■ Dataset extract
++++++

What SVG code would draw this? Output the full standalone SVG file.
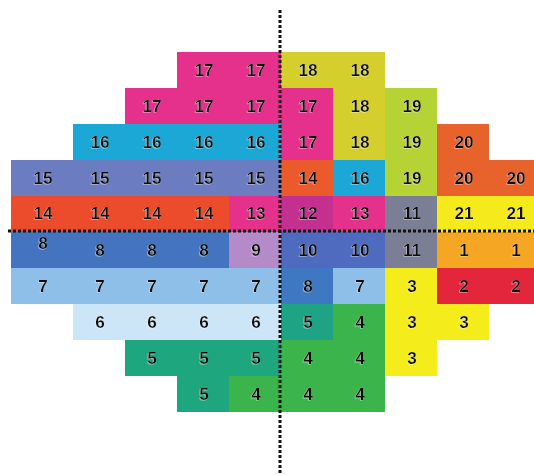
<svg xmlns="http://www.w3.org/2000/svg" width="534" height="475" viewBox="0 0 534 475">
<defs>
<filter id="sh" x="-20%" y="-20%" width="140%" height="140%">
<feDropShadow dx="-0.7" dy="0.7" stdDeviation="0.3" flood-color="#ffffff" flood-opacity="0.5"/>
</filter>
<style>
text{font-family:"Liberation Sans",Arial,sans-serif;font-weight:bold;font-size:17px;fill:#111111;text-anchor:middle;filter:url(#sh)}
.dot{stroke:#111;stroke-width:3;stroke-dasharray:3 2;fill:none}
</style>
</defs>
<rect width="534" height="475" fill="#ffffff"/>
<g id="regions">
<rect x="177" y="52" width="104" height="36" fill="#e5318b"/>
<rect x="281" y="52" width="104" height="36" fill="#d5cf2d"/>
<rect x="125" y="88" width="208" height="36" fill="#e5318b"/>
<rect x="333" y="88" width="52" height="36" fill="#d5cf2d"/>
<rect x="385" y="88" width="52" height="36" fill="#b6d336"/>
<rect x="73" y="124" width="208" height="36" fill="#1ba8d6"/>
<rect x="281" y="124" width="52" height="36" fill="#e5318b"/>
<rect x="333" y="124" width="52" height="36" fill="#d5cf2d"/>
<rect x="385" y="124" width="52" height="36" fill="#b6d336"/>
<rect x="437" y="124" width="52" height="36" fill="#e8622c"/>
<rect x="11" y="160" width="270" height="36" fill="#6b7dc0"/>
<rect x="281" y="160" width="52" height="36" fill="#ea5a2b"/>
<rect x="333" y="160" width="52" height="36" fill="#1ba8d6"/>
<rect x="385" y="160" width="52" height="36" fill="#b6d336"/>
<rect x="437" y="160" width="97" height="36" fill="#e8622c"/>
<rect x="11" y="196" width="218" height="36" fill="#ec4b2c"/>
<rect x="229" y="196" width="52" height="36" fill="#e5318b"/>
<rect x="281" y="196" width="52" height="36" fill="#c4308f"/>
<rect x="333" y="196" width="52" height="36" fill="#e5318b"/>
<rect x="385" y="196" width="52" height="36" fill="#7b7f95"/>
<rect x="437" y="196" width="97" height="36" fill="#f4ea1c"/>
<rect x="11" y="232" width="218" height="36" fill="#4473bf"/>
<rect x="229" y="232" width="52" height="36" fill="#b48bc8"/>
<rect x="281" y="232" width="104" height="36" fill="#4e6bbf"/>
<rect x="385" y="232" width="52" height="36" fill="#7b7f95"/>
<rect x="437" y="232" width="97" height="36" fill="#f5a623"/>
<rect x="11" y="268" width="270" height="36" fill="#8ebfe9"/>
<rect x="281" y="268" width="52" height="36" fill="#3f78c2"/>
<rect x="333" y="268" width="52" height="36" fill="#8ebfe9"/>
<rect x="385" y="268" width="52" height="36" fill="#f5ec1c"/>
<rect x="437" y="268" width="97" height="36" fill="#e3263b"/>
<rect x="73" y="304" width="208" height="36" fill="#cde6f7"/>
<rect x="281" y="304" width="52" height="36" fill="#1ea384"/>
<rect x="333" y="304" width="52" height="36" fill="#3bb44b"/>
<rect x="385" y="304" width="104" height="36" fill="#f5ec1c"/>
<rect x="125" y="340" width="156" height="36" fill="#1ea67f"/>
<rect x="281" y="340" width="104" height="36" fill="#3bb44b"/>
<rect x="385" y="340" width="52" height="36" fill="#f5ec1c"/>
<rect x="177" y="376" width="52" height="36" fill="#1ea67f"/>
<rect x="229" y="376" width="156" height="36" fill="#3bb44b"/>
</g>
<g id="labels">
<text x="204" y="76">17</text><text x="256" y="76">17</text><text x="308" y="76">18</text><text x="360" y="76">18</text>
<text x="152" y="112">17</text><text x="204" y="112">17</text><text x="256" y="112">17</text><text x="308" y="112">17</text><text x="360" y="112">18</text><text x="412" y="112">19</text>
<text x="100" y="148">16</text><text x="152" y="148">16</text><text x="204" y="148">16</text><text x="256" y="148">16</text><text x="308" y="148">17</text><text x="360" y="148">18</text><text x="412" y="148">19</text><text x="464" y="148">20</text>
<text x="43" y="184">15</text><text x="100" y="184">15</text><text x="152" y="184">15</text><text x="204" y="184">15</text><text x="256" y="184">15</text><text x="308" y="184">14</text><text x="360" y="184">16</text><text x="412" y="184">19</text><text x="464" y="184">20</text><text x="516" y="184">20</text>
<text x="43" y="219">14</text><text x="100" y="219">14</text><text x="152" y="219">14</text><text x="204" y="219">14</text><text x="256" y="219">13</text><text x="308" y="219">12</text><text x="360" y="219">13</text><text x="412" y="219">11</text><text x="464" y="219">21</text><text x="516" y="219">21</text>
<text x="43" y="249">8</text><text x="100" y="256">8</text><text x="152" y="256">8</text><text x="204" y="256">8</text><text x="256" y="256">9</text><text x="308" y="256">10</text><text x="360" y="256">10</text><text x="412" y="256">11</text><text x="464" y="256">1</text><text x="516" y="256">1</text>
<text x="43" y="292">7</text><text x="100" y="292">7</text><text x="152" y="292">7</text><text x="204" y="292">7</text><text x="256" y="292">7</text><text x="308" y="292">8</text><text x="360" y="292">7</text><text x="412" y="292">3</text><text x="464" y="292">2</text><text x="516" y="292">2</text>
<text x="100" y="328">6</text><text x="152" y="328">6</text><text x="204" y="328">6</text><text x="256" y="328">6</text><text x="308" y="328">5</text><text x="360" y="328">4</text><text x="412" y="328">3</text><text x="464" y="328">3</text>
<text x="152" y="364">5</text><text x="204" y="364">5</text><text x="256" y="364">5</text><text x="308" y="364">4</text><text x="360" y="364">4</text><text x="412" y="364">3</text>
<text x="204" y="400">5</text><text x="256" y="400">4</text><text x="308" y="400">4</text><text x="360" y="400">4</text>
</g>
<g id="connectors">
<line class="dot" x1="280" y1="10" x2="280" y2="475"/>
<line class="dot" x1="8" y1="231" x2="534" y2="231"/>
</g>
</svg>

++++++

■ Task to complete
Restate the data above word for word. Skip every picture.

■ Final answer
What SVG code would draw this? Output the full standalone SVG file.
<svg xmlns="http://www.w3.org/2000/svg" width="534" height="475" viewBox="0 0 534 475">
<defs>
<filter id="sh" x="-20%" y="-20%" width="140%" height="140%">
<feDropShadow dx="-0.7" dy="0.7" stdDeviation="0.3" flood-color="#ffffff" flood-opacity="0.5"/>
</filter>
<style>
text{font-family:"Liberation Sans",Arial,sans-serif;font-weight:bold;font-size:17px;fill:#111111;text-anchor:middle;filter:url(#sh)}
.dot{stroke:#111;stroke-width:3;stroke-dasharray:3 2;fill:none}
</style>
</defs>
<rect width="534" height="475" fill="#ffffff"/>
<g id="regions">
<rect x="177" y="52" width="104" height="36" fill="#e5318b"/>
<rect x="281" y="52" width="104" height="36" fill="#d5cf2d"/>
<rect x="125" y="88" width="208" height="36" fill="#e5318b"/>
<rect x="333" y="88" width="52" height="36" fill="#d5cf2d"/>
<rect x="385" y="88" width="52" height="36" fill="#b6d336"/>
<rect x="73" y="124" width="208" height="36" fill="#1ba8d6"/>
<rect x="281" y="124" width="52" height="36" fill="#e5318b"/>
<rect x="333" y="124" width="52" height="36" fill="#d5cf2d"/>
<rect x="385" y="124" width="52" height="36" fill="#b6d336"/>
<rect x="437" y="124" width="52" height="36" fill="#e8622c"/>
<rect x="11" y="160" width="270" height="36" fill="#6b7dc0"/>
<rect x="281" y="160" width="52" height="36" fill="#ea5a2b"/>
<rect x="333" y="160" width="52" height="36" fill="#1ba8d6"/>
<rect x="385" y="160" width="52" height="36" fill="#b6d336"/>
<rect x="437" y="160" width="97" height="36" fill="#e8622c"/>
<rect x="11" y="196" width="218" height="36" fill="#ec4b2c"/>
<rect x="229" y="196" width="52" height="36" fill="#e5318b"/>
<rect x="281" y="196" width="52" height="36" fill="#c4308f"/>
<rect x="333" y="196" width="52" height="36" fill="#e5318b"/>
<rect x="385" y="196" width="52" height="36" fill="#7b7f95"/>
<rect x="437" y="196" width="97" height="36" fill="#f4ea1c"/>
<rect x="11" y="232" width="218" height="36" fill="#4473bf"/>
<rect x="229" y="232" width="52" height="36" fill="#b48bc8"/>
<rect x="281" y="232" width="104" height="36" fill="#4e6bbf"/>
<rect x="385" y="232" width="52" height="36" fill="#7b7f95"/>
<rect x="437" y="232" width="97" height="36" fill="#f5a623"/>
<rect x="11" y="268" width="270" height="36" fill="#8ebfe9"/>
<rect x="281" y="268" width="52" height="36" fill="#3f78c2"/>
<rect x="333" y="268" width="52" height="36" fill="#8ebfe9"/>
<rect x="385" y="268" width="52" height="36" fill="#f5ec1c"/>
<rect x="437" y="268" width="97" height="36" fill="#e3263b"/>
<rect x="73" y="304" width="208" height="36" fill="#cde6f7"/>
<rect x="281" y="304" width="52" height="36" fill="#1ea384"/>
<rect x="333" y="304" width="52" height="36" fill="#3bb44b"/>
<rect x="385" y="304" width="104" height="36" fill="#f5ec1c"/>
<rect x="125" y="340" width="156" height="36" fill="#1ea67f"/>
<rect x="281" y="340" width="104" height="36" fill="#3bb44b"/>
<rect x="385" y="340" width="52" height="36" fill="#f5ec1c"/>
<rect x="177" y="376" width="52" height="36" fill="#1ea67f"/>
<rect x="229" y="376" width="156" height="36" fill="#3bb44b"/>
</g>
<g id="labels">
<text x="204" y="76">17</text><text x="256" y="76">17</text><text x="308" y="76">18</text><text x="360" y="76">18</text>
<text x="152" y="112">17</text><text x="204" y="112">17</text><text x="256" y="112">17</text><text x="308" y="112">17</text><text x="360" y="112">18</text><text x="412" y="112">19</text>
<text x="100" y="148">16</text><text x="152" y="148">16</text><text x="204" y="148">16</text><text x="256" y="148">16</text><text x="308" y="148">17</text><text x="360" y="148">18</text><text x="412" y="148">19</text><text x="464" y="148">20</text>
<text x="43" y="184">15</text><text x="100" y="184">15</text><text x="152" y="184">15</text><text x="204" y="184">15</text><text x="256" y="184">15</text><text x="308" y="184">14</text><text x="360" y="184">16</text><text x="412" y="184">19</text><text x="464" y="184">20</text><text x="516" y="184">20</text>
<text x="43" y="219">14</text><text x="100" y="219">14</text><text x="152" y="219">14</text><text x="204" y="219">14</text><text x="256" y="219">13</text><text x="308" y="219">12</text><text x="360" y="219">13</text><text x="412" y="219">11</text><text x="464" y="219">21</text><text x="516" y="219">21</text>
<text x="43" y="249">8</text><text x="100" y="256">8</text><text x="152" y="256">8</text><text x="204" y="256">8</text><text x="256" y="256">9</text><text x="308" y="256">10</text><text x="360" y="256">10</text><text x="412" y="256">11</text><text x="464" y="256">1</text><text x="516" y="256">1</text>
<text x="43" y="292">7</text><text x="100" y="292">7</text><text x="152" y="292">7</text><text x="204" y="292">7</text><text x="256" y="292">7</text><text x="308" y="292">8</text><text x="360" y="292">7</text><text x="412" y="292">3</text><text x="464" y="292">2</text><text x="516" y="292">2</text>
<text x="100" y="328">6</text><text x="152" y="328">6</text><text x="204" y="328">6</text><text x="256" y="328">6</text><text x="308" y="328">5</text><text x="360" y="328">4</text><text x="412" y="328">3</text><text x="464" y="328">3</text>
<text x="152" y="364">5</text><text x="204" y="364">5</text><text x="256" y="364">5</text><text x="308" y="364">4</text><text x="360" y="364">4</text><text x="412" y="364">3</text>
<text x="204" y="400">5</text><text x="256" y="400">4</text><text x="308" y="400">4</text><text x="360" y="400">4</text>
</g>
<g id="connectors">
<line class="dot" x1="280" y1="10" x2="280" y2="475"/>
<line class="dot" x1="8" y1="231" x2="534" y2="231"/>
</g>
</svg>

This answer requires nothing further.